Coccidial drug-resistance is often said to be a serious problem to the chicken industry, but broiler performances indicate that resistant parasites are often tolerated by the host. How can this be? The present retrospective synthesis of laboratory and field studies of coccidial drug-resistance, population dynamics and epidemiology is instructive. Some synthetic or ionophorous anticoccidial drugs may control clinical coccidioses while allowing some oocyst “leakage”. This phenomenon, when there has been no prior exposure of coccidia to a particular drug, reflects a fundamental drug-parasite interaction which Ryley (1980) termed “drug insensitivity”. True drug-resistance involves selection.
Williams (1972) demonstrated pre-existing mutants in coccidial populations, selectable during a single life cycle in the presence of the synthetic quinolone, decoquinate. This was termed “inherent resistance”, distinguished from “acquired resistance”, a gradual physiological adaptation over several generations facilitating preferential survival of the least sensitive individuals, not necessarily mutants. Ionophores, which affect ion transport across cell membranes, are fundamentally different from chemicals active against cofactor synthesis or electron transport. Selection of physiological variants during a single passage in monensin-medicated birds results in far less reduction in sensitivity than selection of decoquinate-resistant mutants (Williams, 1998). Thus, ionophore-resistance is probably “acquired”, and quinolone-resistance is “inherent”. Hence, in all cases of drug insensitivity, inherent resistance or acquired resistance, oocysts are produced in the presence of drug under commercial conditions. Their effect is crucial.
Oocyst production by chickens first increases, until marked reductions occur towards the end of each crop, due to development of flock immunity, stimulated by early exposure to oocysts that have avoided drug action. Adverse litter conditions further reduce numbers of viable oocysts, but small numbers remain at the end. The pattern is similar with untreated birds and those receiving live anticoccidial vaccines. The often innocuous immunization occurs as a result of the initiation of strongly immunogenic trickle infections by between-crop carry-over of residual oocysts. The phenomenon is most marked if litter is replaced between crops.

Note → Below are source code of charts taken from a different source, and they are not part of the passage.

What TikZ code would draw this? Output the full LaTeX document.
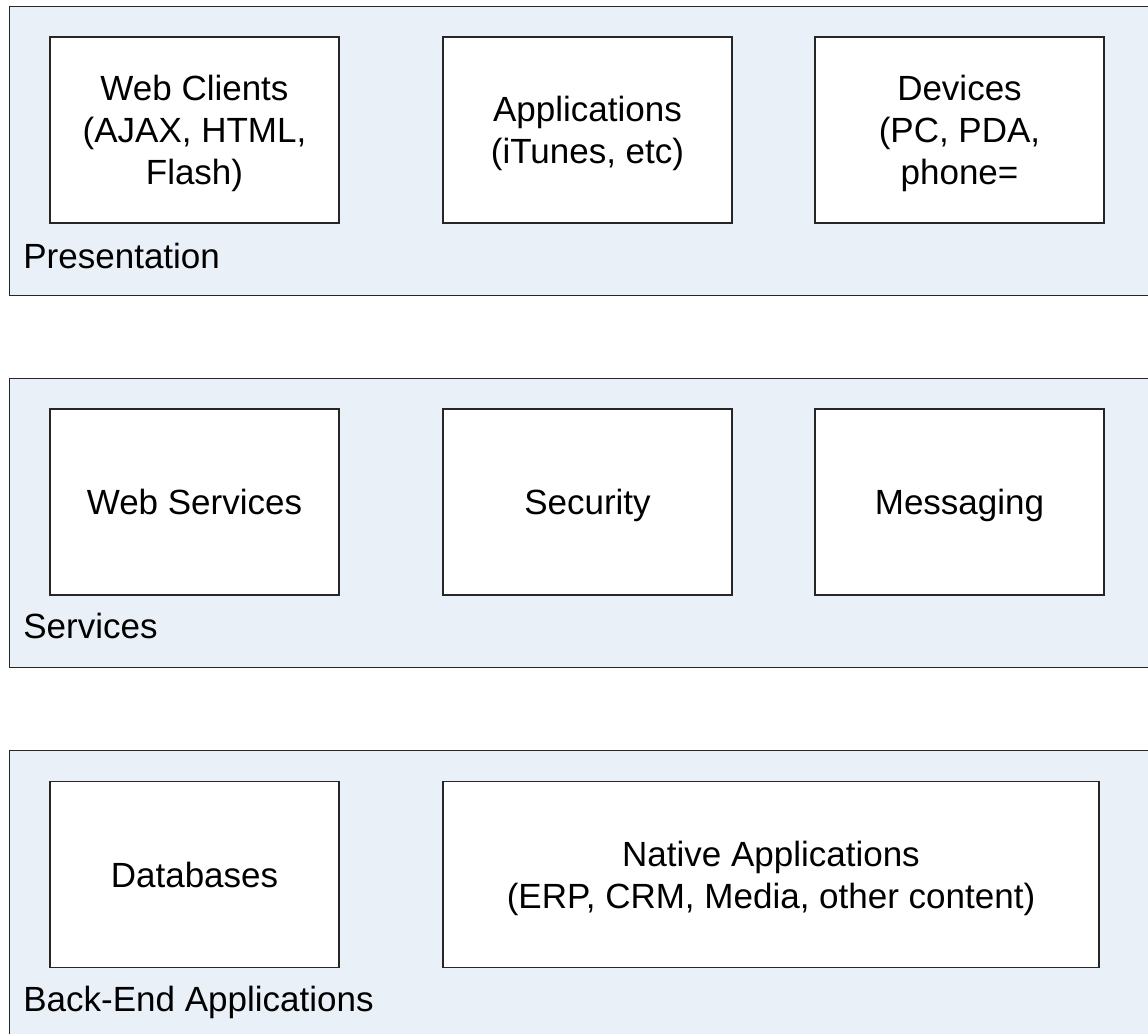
\documentclass[tikz,border=0pt]{standalone}
\usepackage{fontspec}
\setmainfont{Liberation Sans}
\usepackage{xcolor}
\definecolor{layerbg}{RGB}{234,240,248}

\begin{document}
\begin{tikzpicture}[
  x=0.5pt, y=-0.5pt,
  layer/.style={rectangle, draw=black!85, line width=0.7pt, fill=layerbg, anchor=north west, minimum width=580pt, minimum height=144.5pt, inner sep=0pt},
  comp/.style={rectangle, draw=black!85, line width=0.7pt, fill=white, minimum width=144.5pt, minimum height=93pt, align=center, inner sep=2pt, text depth=0pt, font=\fontsize{17.5}{21}\selectfont},
  wide/.style={comp, minimum width=328pt},
  tag/.style={anchor=base west, inner sep=0pt, font=\fontsize{17.5}{21}\selectfont}
]
\useasboundingbox (0,0) rectangle (1148,1034);
\clip (0,0) rectangle (1148,1034);
% three horizontal tiers
\node[layer] (pres) at (9,6) {};
\node[layer] (serv) at (9,378) {};
\node[layer] (back) at (9,750) {};
\node[tag] (prestag) at (23,268) {Presentation};
\node[tag] (servtag) at (23,638) {Services};
\node[tag] (backtag) at (23,1011) {Back-End Applications};
% presentation tier
\node[comp] (webcli) at (194.5,130) {Web Clients\\(AJAX, HTML,\\Flash)};
\node[comp] (apps) at (587.5,130) {Applications\\(iTunes, etc)};
\node[comp] (devices) at (959.5,130) {Devices\\(PC, PDA,\\phone=};
% services tier
\node[comp] (websvc) at (194.5,502) {Web Services};
\node[comp] (security) at (587.5,502) {Security};
\node[comp] (messaging) at (959.5,502) {Messaging};
% back-end tier
\node[comp] (db) at (194.5,874.5) {Databases};
\node[wide] (native) at (771,874.5) {Native Applications\\(ERP, CRM, Media, other content)};
\end{tikzpicture}
\end{document}
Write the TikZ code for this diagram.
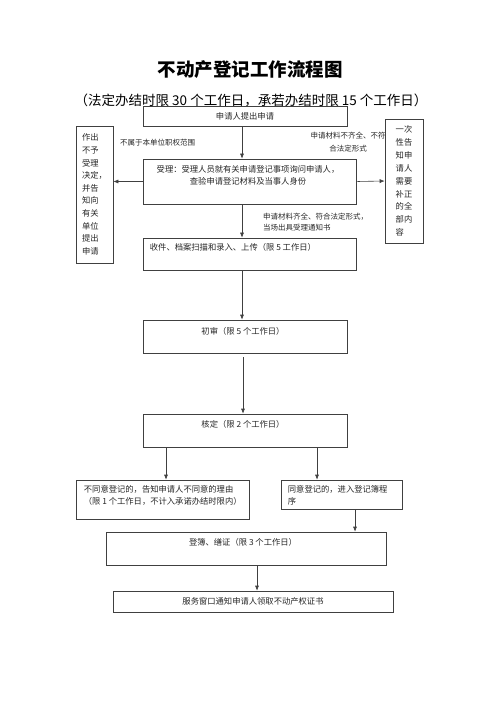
\documentclass[tikz,border=0pt]{standalone}
\usepackage{fontspec}
\setmainfont{Noto Sans CJK SC}
\usetikzlibrary{positioning, arrows.meta}

\begin{document}
\begin{tikzpicture}[x=1pt, y=-1pt,
    box/.style={draw=black!75, line width=0.6pt, fill=white, inner sep=0pt},
    txt/.style={inner sep=0pt, text=black!85, font=\fontsize{8.3}{11.5}\selectfont},
    note/.style={inner sep=0pt, text=black!85, font=\fontsize{7.5}{11}\selectfont},
    arr/.style={draw=black!75, line width=0.6pt, -{Latex[length=5pt, width=4pt]}}]
    \useasboundingbox (0,0) rectangle (500,708);
    \node[inner sep=0pt, font=\bfseries\fontsize{18.5}{20}\selectfont] (title) at (250,70) {不动产登记工作流程图};
    \node[inner sep=0pt, font=\fontsize{13.5}{15}\selectfont] (period) at (251,100) {（法定办结时限 30 个工作日，承若办结时限 15 个工作日）};

    \node[box, txt, minimum width=204pt, minimum height=20pt] (apply) at (245,116) {申请人提出申请};
    \node[box, minimum width=213pt, minimum height=45pt] (accept) at (249.5,181.5) {};
    \node[txt, align=center, below=7pt of accept.north, xshift=-1.5pt] (accepttxt) {受理：受理人员就有关申请登记事项询问申请人，\\查验申请登记材料及当事人身份};
    \node[box, txt, align=left, font=\fontsize{8.3}{12.6}\selectfont, minimum width=37pt, minimum height=137pt] (refuse) at (94.5,194.5) {作出\\不予\\受理\\决定，\\并告\\知向\\有关\\单位\\提出\\申请};
    \node[note, anchor=west] (norights) at (120,143) {不属于本单位职权范围};
    \node[note, align=center, font=\fontsize{7.5}{13}\selectfont] (lackmat) at (348,142.5) {申请材料不齐全、不符\\合法定形式};
    \node[box, txt, align=left, font=\fontsize{8.3}{12.9}\selectfont, minimum width=38pt, minimum height=124pt] (notify) at (404,181) {一次\\性告\\知申\\请人\\需要\\补正\\的全\\部内\\容};
    \node[note, align=left, anchor=north west] (fullmat) at (263,212.5) {申请材料齐全、符合法定形式，\\当场出具受理通知书};

    \node[box, minimum width=213pt, minimum height=32pt] (scan) at (249.5,254) {};
    \node[txt, below right=5pt and 7pt of scan.north west] (scantxt) {收件、档案扫描和录入、上传（限 5 工作日）};
    \node[box, minimum width=204pt, minimum height=33pt] (first) at (245,336.5) {};
    \node[txt, below=7pt of first.north, xshift=-2pt] (firsttxt) {初审（限 5 个工作日）};
    \node[box, minimum width=204pt, minimum height=33pt] (check) at (245,430.5) {};
    \node[txt, below=6pt of check.north, xshift=-2pt] (checktxt) {核定（限 2 个工作日）};

    \node[box, minimum width=173pt, minimum height=39pt] (deny) at (162.5,499.5) {};
    \node[txt, align=left, below right=6pt and 8pt of deny.north west] (denytxt) {不同意登记的，告知申请人不同意的理由\\（限 1 个工作日，不计入承诺办结时限内）};
    \node[box, minimum width=121pt, minimum height=29pt] (agree) at (341.5,494.5) {};
    \node[txt, align=left, below right=6pt and 7pt of agree.north west] (agreetxt) {同意登记的，进入登记簿程\\序};
    \node[box, minimum width=280pt, minimum height=33pt] (register) at (246,548.5) {};
    \node[txt, below=6pt of register.north, xshift=-3pt] (registertxt) {登簿、缮证（限 3 个工作日）};
    \node[box, txt, minimum width=280pt, minimum height=21pt] (final) at (253,601.5) {服务窗口通知申请人领取不动产权证书};

    \coordinate (spine) at (242,0);
    \coordinate (nox) at (166,0);
    \coordinate (yesx) at (317,0);
    \coordinate (regx) at (355,0);
    \coordinate (finx) at (257,0);

    \draw[arr] (apply.south -| spine) -- (accept.north -| spine);
    \draw[arr] (accept.west) -- (accept.west -| refuse.east);
    \draw[arr] ([xshift=1pt]accept.east) -- (notify.west);
    \draw[arr] (accept.south -| spine) -- (scan.north -| spine);
    \draw[arr] (scan.south -| spine) -- (first.north -| spine);
    \draw[arr] ([xshift=-2pt, yshift=-4pt]first.south) -- ([xshift=-2pt]check.north);
    \draw[arr] (check.south -| nox) -- (deny.north -| nox);
    \draw[arr] (check.south -| yesx) -- (agree.north -| yesx);
    \draw[arr] (agree.south -| regx) -- (register.north -| regx);
    \draw[arr] (register.south -| finx) -- (final.north -| finx);
\end{tikzpicture}
\end{document}
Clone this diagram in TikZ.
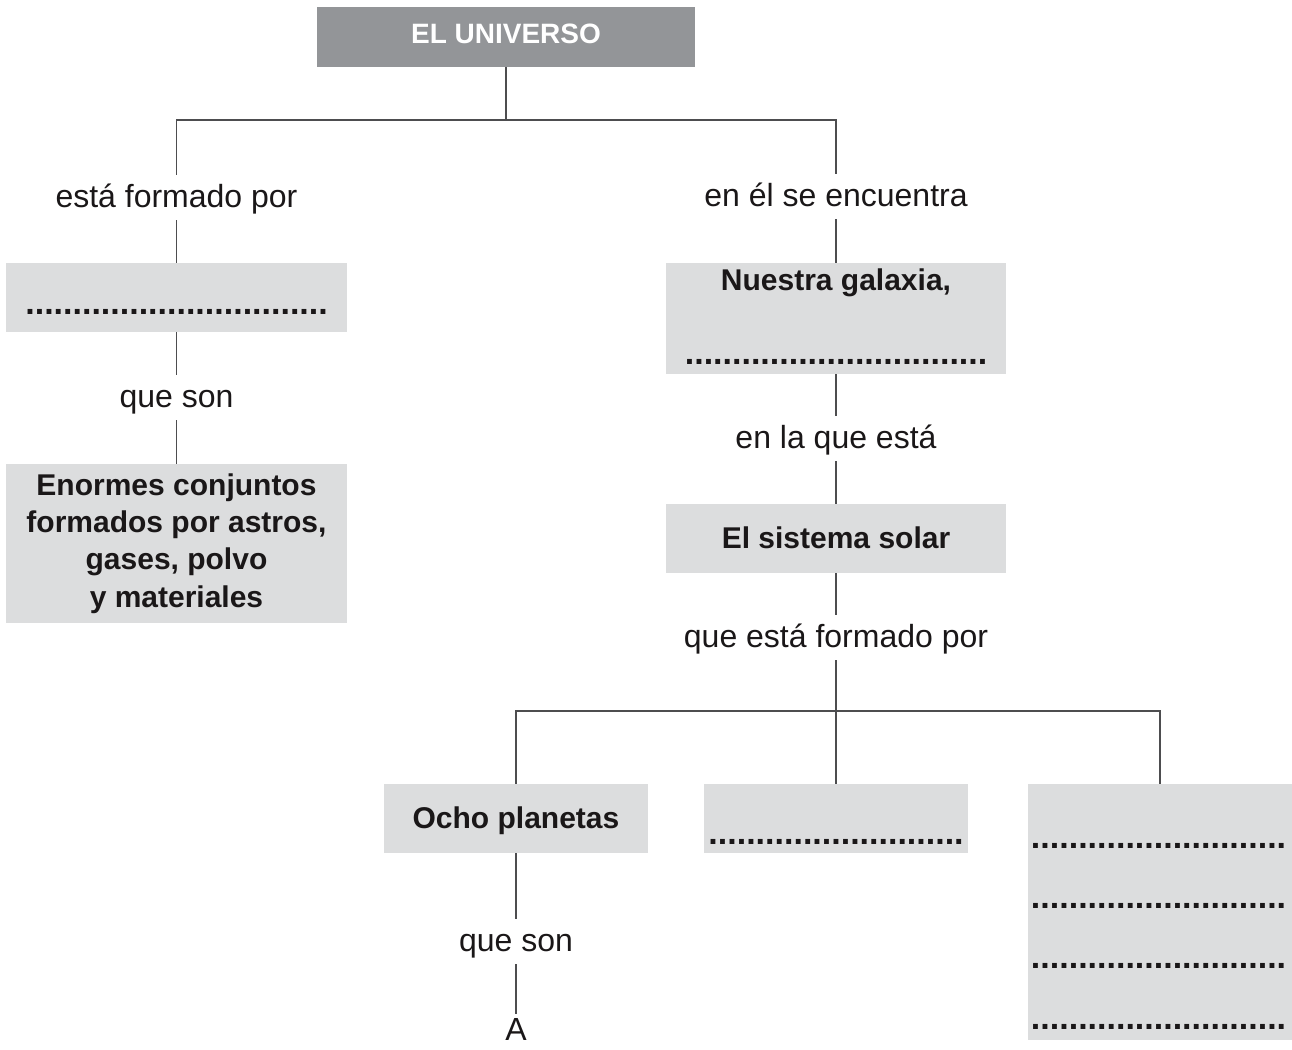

Other factors moderating the impact of resistant populations include a physiological compensation that allows infected chicks to attain increased growth rates during recovery from coccidiosis, and the effect of E. acervulina in evidently suppressing more pathogenic Eimeria species under certain conditions (Williams, 1973). Adverse effects of drug-resistant parasites might, therefore, be ameliorated by such natural events, supported by careful husbandry.